We now bound the last two terms. If \(\frac{n^{7/2}}{(1-\rho )^{-2}\log f} < \frac{n^{7/4}\log n}{(1 - \rho )^{-1}}\), it immediately implies that \(n^{7/4}/\log f < (1-\rho )^{-1}\log n\). But in this case,

$$\begin{aligned} \frac{n^{7/4}\log n}{(1 - \rho )^{-1}} < \frac{(1-\rho )^{-1}\log n \log f}{(1-\rho )^{-1}} = \log n \log f. \end{aligned}$$

Then, if \(\log n\log f = \omega (n)\), we have \(\log f = \omega (n / \log n)\). Note that \(f = \max (n,(1-\rho )^{-1})\). It thus holds that \((1-\rho )^{-1} = \exp (\omega (n / \log n))\). As a result, \( \frac{n^{7/4}\log n}{(1 - \rho )^{-1}} = o(1). \) We then have

$$\begin{aligned} \begin{aligned}&O(n)+O\left( \frac{n^{7/2}}{(1-\rho )^{-2}\log f}\right) +O\left( \frac{n^{7/4}\log n}{(1-\rho )^{-1}}\right) \\&\quad = O(n) + O\left( \frac{n^{7/2}}{(1-\rho )^{-2}\log f}\right) , \end{aligned} \end{aligned}$$

which completes the proof. \(\square \)

Lemma 12 shows that, if n is fixed, the complexity of the policy is decreasing as the traffic becomes heavier. The main reason is that the policy will spend more time following Round-Robin policies, and less time finding lower envelopes when we have a larger \(\rho \). Since Round-Robin policies take O(n) computation time instead of \(O(n^3)\) time needed to find lower envelopes, the amortized complexity is reduced.

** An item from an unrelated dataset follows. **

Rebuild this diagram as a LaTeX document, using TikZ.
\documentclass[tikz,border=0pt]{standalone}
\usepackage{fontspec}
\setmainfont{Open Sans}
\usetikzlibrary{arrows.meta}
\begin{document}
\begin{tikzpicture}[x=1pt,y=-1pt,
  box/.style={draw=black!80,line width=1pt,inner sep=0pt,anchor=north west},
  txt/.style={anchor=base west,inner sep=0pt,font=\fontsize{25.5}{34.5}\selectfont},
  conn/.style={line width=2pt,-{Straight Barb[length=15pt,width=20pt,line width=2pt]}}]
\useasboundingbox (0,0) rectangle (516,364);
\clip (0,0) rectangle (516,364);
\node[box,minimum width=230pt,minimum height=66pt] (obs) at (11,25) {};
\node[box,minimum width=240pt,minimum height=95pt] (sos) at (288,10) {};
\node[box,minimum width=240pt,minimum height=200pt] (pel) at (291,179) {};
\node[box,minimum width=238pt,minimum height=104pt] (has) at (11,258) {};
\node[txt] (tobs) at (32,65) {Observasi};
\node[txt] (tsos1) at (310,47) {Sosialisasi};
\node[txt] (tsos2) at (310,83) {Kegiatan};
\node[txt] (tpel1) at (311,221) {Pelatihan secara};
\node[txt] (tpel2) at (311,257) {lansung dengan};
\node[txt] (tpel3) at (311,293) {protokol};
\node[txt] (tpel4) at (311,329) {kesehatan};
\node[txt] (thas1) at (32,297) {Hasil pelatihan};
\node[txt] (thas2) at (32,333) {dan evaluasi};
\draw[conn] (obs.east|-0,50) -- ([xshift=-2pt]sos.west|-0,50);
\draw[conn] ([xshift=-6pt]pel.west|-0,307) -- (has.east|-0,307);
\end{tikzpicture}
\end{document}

Using Lemmas 11 and 12, we can finish the proof of our main theorem, Theorem 1.

Proof of Theorem 1

The proposed policy in Sect. 5 has an average total queue length \(O(n^{5/4}(1-\rho )^{-1}\log f)\) by Lemma 11, and its amortized time complexity is \(O(n + n^{7/2}(1-\rho )^2/\log f)\) by Lemma 12. Therefore, the policy satisfies the requirements in Theorem 1, which concludes the proof. \(\square \)

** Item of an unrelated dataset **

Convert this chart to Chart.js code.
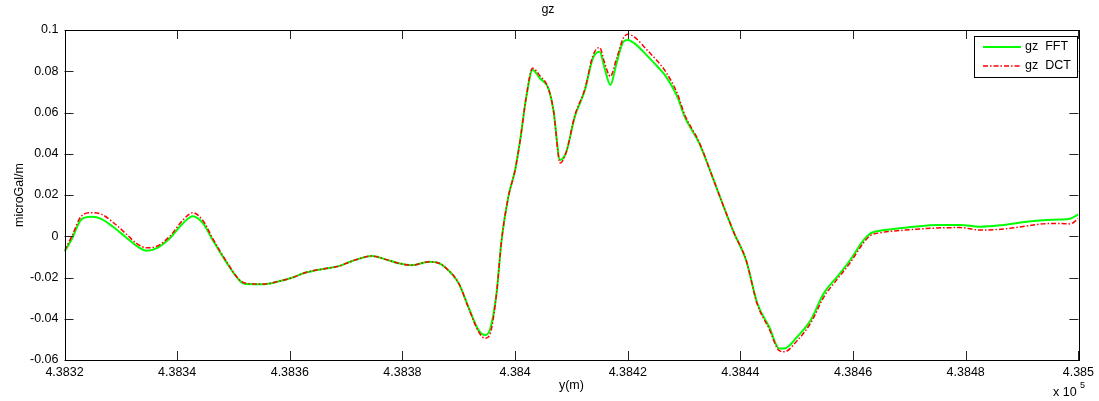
<!DOCTYPE html>
<html>
<head>
<meta charset="utf-8">
<script src="https://cdn.jsdelivr.net/npm/chart.js@4.4.1/dist/chart.umd.min.js"></script>
<style>
  html, body { margin:0; padding:0; background:#fff; }
</style>
</head>
<body>
<canvas id="chart-gz" width="1099" height="401"></canvas>
<script>
// y position (m) along the profile
const yPos = [
  438320.0, 438321.3, 438323.0, 438324.8, 438326.6, 438328.6, 438331.0, 438332.8, 438334.6, 438336.3,
  438338.7, 438341.0, 438342.8, 438344.6, 438346.3, 438348.7, 438351.0, 438352.2, 438355.2, 438358.1,
  438360.5, 438362.8, 438366.4, 438368.7, 438371.1, 438374.6, 438377.0, 438379.3, 438381.7, 438384.7,
  438386.5, 438387.6, 438390.0, 438391.7, 438393.5, 438394.7, 438395.6, 438396.7, 438397.6, 438398.8,
  438400.0, 438400.9, 438402.0, 438403.1, 438404.4, 438405.9, 438406.8, 438408.0, 438409.1, 438410.6,
  438412.4, 438413.8, 438415.0, 438415.9, 438416.9, 438418.0, 438419.2, 438420.0, 438421.2, 438423.6,
  438425.3, 438426.8, 438428.8, 438430.1, 438432.7, 438434.8, 438436.8, 438438.9, 438441.0, 438443.0,
  438445.1, 438446.9, 438447.8, 438450.1, 438452.5, 438454.8, 438457.2, 438459.5, 438461.9, 438463.1,
  438464.8, 438467.2, 438470.8, 438474.9, 438479.0, 438482.5, 438486.7, 438490.8, 438493.7, 438496.7,
  438498.5, 438500.0
];
const gzFFT = [
  -0.0075, -0.0014, 0.0082, 0.0094, 0.0083, 0.0046, -0.0007, -0.0047, -0.0070, -0.0059,
  -0.0010, 0.0062, 0.0097, 0.0062, -0.0018, -0.0124, -0.0212, -0.0232, -0.0233, -0.0218,
  -0.0200, -0.0176, -0.0156, -0.0145, -0.0120, -0.0096, -0.0112, -0.0131, -0.0140, -0.0124,
  -0.0131, -0.0151, -0.0229, -0.0342, -0.0455, -0.0479, -0.0447, -0.0277, -0.0019, 0.0191,
  0.0321, 0.0466, 0.0677, 0.0806, 0.0766, 0.0717, 0.0612, 0.0370, 0.0410, 0.0580,
  0.0709, 0.0863, 0.0895, 0.0814, 0.0733, 0.0838, 0.0943, 0.0952, 0.0935, 0.0871,
  0.0822, 0.0774, 0.0677, 0.0580, 0.0450, 0.0305, 0.0160, 0.0014, -0.0115, -0.0325,
  -0.0439, -0.0544, -0.0544, -0.0487, -0.0406, -0.0277, -0.0196, -0.0115, -0.0018, 0.0014,
  0.0027, 0.0035, 0.0046, 0.0055, 0.0055, 0.0046, 0.0055, 0.0070, 0.0078, 0.0081,
  0.0085, 0.0106
];
const gzDCT = [
  -0.0070, 0.0000, 0.0098, 0.0114, 0.0106, 0.0068, 0.0010, -0.0035, -0.0056, -0.0050,
  0.0000, 0.0078, 0.0114, 0.0075, -0.0010, -0.0120, -0.0210, -0.0228, -0.0232, -0.0218,
  -0.0200, -0.0176, -0.0156, -0.0145, -0.0120, -0.0096, -0.0112, -0.0131, -0.0140, -0.0124,
  -0.0131, -0.0151, -0.0229, -0.0345, -0.0462, -0.0495, -0.0470, -0.0280, -0.0019, 0.0191,
  0.0321, 0.0466, 0.0680, 0.0815, 0.0778, 0.0717, 0.0612, 0.0355, 0.0410, 0.0585,
  0.0715, 0.0875, 0.0915, 0.0840, 0.0775, 0.0860, 0.0960, 0.0980, 0.0965, 0.0898,
  0.0848, 0.0795, 0.0692, 0.0590, 0.0455, 0.0305, 0.0160, 0.0014, -0.0115, -0.0330,
  -0.0448, -0.0555, -0.0560, -0.0505, -0.0420, -0.0295, -0.0208, -0.0128, -0.0030, 0.0004,
  0.0017, 0.0025, 0.0033, 0.0040, 0.0042, 0.0030, 0.0035, 0.0050, 0.0060, 0.0062,
  0.0060, 0.0085
];
const seriesNames = ['gz  FFT', 'gz  DCT'];
const xRange = [438320, 438500], xStep = 20;
const yRange = [-0.06, 0.1], yStep = 0.02;

const green = '#00FF00';
const red   = '#FF0000';
const ink   = '#000000';
const font  = '"Liberation Sans", Arial, sans-serif';
const dashDot = [5, 2, 1.5, 2];

// MATLAB-like axes box, inward ticks on all sides, labels and legend
const matlabAxes = {
  id: 'matlabAxes',
  afterDatasetsDraw(chart) {
    const { ctx, chartArea: a, scales: { x, y } } = chart;
    ctx.save();
    ctx.strokeStyle = '#262626';
    ctx.lineWidth = 1;
    const tl = 9;
    x.ticks.forEach(t => {
      const px = Math.round(x.getPixelForValue(t.value)) + 0.5;
      ctx.beginPath();
      ctx.moveTo(px, a.bottom); ctx.lineTo(px, a.bottom - tl);
      ctx.moveTo(px, a.top); ctx.lineTo(px, a.top + tl);
      ctx.stroke();
    });
    y.ticks.forEach(t => {
      const py = Math.round(y.getPixelForValue(t.value)) + 0.5;
      ctx.beginPath();
      ctx.moveTo(a.left, py); ctx.lineTo(a.left + tl, py);
      ctx.moveTo(a.right, py); ctx.lineTo(a.right - tl, py);
      ctx.stroke();
    });
    ctx.strokeStyle = ink;
    ctx.strokeRect(Math.round(a.left) + 0.5, Math.round(a.top) + 0.5,
                   Math.round(a.right - a.left), Math.round(a.bottom - a.top));

    // texts
    ctx.fillStyle = ink;
    ctx.font = '12.5px ' + font;
    ctx.textAlign = 'center'; ctx.textBaseline = 'middle';
    ctx.fillText('gz', 548, 10);
    ctx.fillText('y(m)', (a.left + a.right) / 2, 386);
    ctx.textAlign = 'left';
    ctx.fillText('x 10', 1053, 393);
    ctx.font = '9px ' + font;
    ctx.fillText('5', 1080, 386);
    ctx.save();
    ctx.font = '12.5px ' + font;
    ctx.translate(20, (a.top + a.bottom) / 2);
    ctx.rotate(-Math.PI / 2);
    ctx.textAlign = 'center';
    ctx.fillText('microGal/m', 0, 0);
    ctx.restore();

    // legend
    const lx = 974, ly = 36, lw = 103, lh = 41;
    ctx.fillStyle = '#fff';
    ctx.fillRect(lx, ly, lw, lh);
    ctx.strokeStyle = ink;
    ctx.strokeRect(lx + 0.5, ly + 0.5, lw, lh);
    const rows = [
      { name: seriesNames[0], color: green, width: 2, dash: [] },
      { name: seriesNames[1], color: red, width: 1.5, dash: dashDot }
    ];
    rows.forEach((r, i) => {
      const ry = ly + 11 + i * 19;
      ctx.beginPath();
      ctx.strokeStyle = r.color; ctx.lineWidth = r.width; ctx.setLineDash(r.dash);
      ctx.moveTo(983, ry); ctx.lineTo(1021, ry);
      ctx.stroke();
      ctx.setLineDash([]);
      ctx.fillStyle = ink;
      ctx.font = '12.5px ' + font;
      ctx.textAlign = 'left';
      ctx.fillText(r.name, 1025, ry);
    });
    ctx.restore();
  }
};

new Chart(document.getElementById('chart-gz'), {
  type: 'scatter',
  data: {
    datasets: [
      {
        label: seriesNames[1],
        data: yPos.map((v, i) => ({ x: v, y: gzDCT[i] })),
        showLine: true, borderColor: red, borderWidth: 1.5, borderDash: dashDot,
        pointRadius: 0, cubicInterpolationMode: 'monotone', fill: false
      },
      {
        label: seriesNames[0],
        data: yPos.map((v, i) => ({ x: v, y: gzFFT[i] })),
        showLine: true, borderColor: green, borderWidth: 2,
        pointRadius: 0, cubicInterpolationMode: 'monotone', fill: false
      }
    ]
  },
  options: {
    responsive: false, animation: false, devicePixelRatio: 1,
    layout: { padding: { left: 0, right: 17, top: 30, bottom: 0 } },
    plugins: { legend: { display: false }, tooltip: { enabled: false }, title: { display: false } },
    scales: {
      x: {
        type: 'linear', min: xRange[0], max: xRange[1],
        grid: { display: false, drawTicks: false }, border: { display: false },
        ticks: { stepSize: xStep, maxRotation: 0, autoSkip: false, padding: 5, color: ink,
                 font: { size: 12.5, family: font },
                 callback: v => String(parseFloat((v / 1e5).toFixed(5))) },
        afterFit: s => { s.height = 41; }
      },
      y: {
        min: yRange[0], max: yRange[1],
        grid: { display: false, drawTicks: false }, border: { display: false },
        ticks: { stepSize: yStep, padding: 6, color: ink,
                 font: { size: 12.5, family: font },
                 callback: v => String(parseFloat(v.toFixed(2))) },
        afterFit: s => { s.width = 64.5; }
      }
    }
  },
  plugins: [matlabAxes]
});
</script>
</body>
</html>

7.2 Delay-complexity trade-offs

From Lemma 12 and Little’s Law, the average delay is of order \( O(n^{1/4}(1-\rho )^{-1}\log f), \) while the amortized time complexity is \( O(n + n^{7/2}(1-\rho )^2/\log f). \) Suppose n is fixed, and it is large enough. Assume \(\rho = 1 - n^{-\alpha }\), and \(\alpha > 0.75\). Then, by changing \(\alpha \), we can plot the curve of delay and time complexity (taking logarithm with base n) as in Fig. 2.

Fig. 2
figure 2

Trade-offs between delay and complexity

The dot in Fig. 2 refers to \(\alpha ^* = 1+\frac{1}{12}\). When \(\alpha < \alpha ^*\), we can see that the average delay is strictly below the amortized time complexity. Therefore, to improve the overall performance, we can reduce the complexity of the algorithm by trading off certain extent of delay performance. One solution is to adjust the traffic intensity \(\rho \) by introducing a stream of pseudo arrivals. Scheduling packets in this new environment can then automatically decrease the time complexity. Certainly, when \(\alpha > \alpha ^*\), the average delay dominates the time complexity. In this case, increasing the traffic intensity in our system may not help a lot.

We remark that other batching policies may have similar delay-complexity trade-offs. For example, the recent work [25] has an average delay \(O((1-\rho )^{-4/3}\log f)\) for all \(\rho < 1\). Although this work did not provide the time complexity of the algorithm, it can be bounded by \(O(n\log n + n^3(1-\rho )^{4/3}/\log f)\) through the same technique in Sect. 7.1. We can see that increasing the traffic intensity can help reduce its time complexity when the traffic is light.

8 Conclusion

In this paper, we present a new batch-scheduling algorithm for an input-queued switch with uniform Bernoulli arrivals. The key requirement of such a policy is to ensure full service at every time slot in Recursive Clearing shown in Fig. 1; thus we need to wait for a sufficiently long period of time in the Idling phase to help the number of packet arrivals concentrate around their means. To help reduce the length of the Idling phase, this work successfully combines two kinds of phases, Round-Robin phases \(\{R_u,u\ge 0\}\) and Packet-Collecting phases \(\{I_u,u\ge 1\}\), where a phase \(I_u\) can be viewed as an Idling phase of \(R_u\), and concentration of the number of arrivals around their means in \(I_u\) and \(R_u\) and the regularity of service in \(R_u\) helps with full service in \(I_{u+1}\). With a more effective scheduling algorithm, our policy thus enjoys a better average queue length \(O(n^{5/4}(1-\rho )^{-1}\log f)\) than previous best-known results in the regime \(n^{3/4}\le (1-\rho )^{-1}<n^{7/4}\). In particular, when \(\rho = 1 - 1 / n\), our result is \(O(n^{2+1/4}\log n)\), while a previous result is \(O(n^{2+1/3}\log n)\) [25].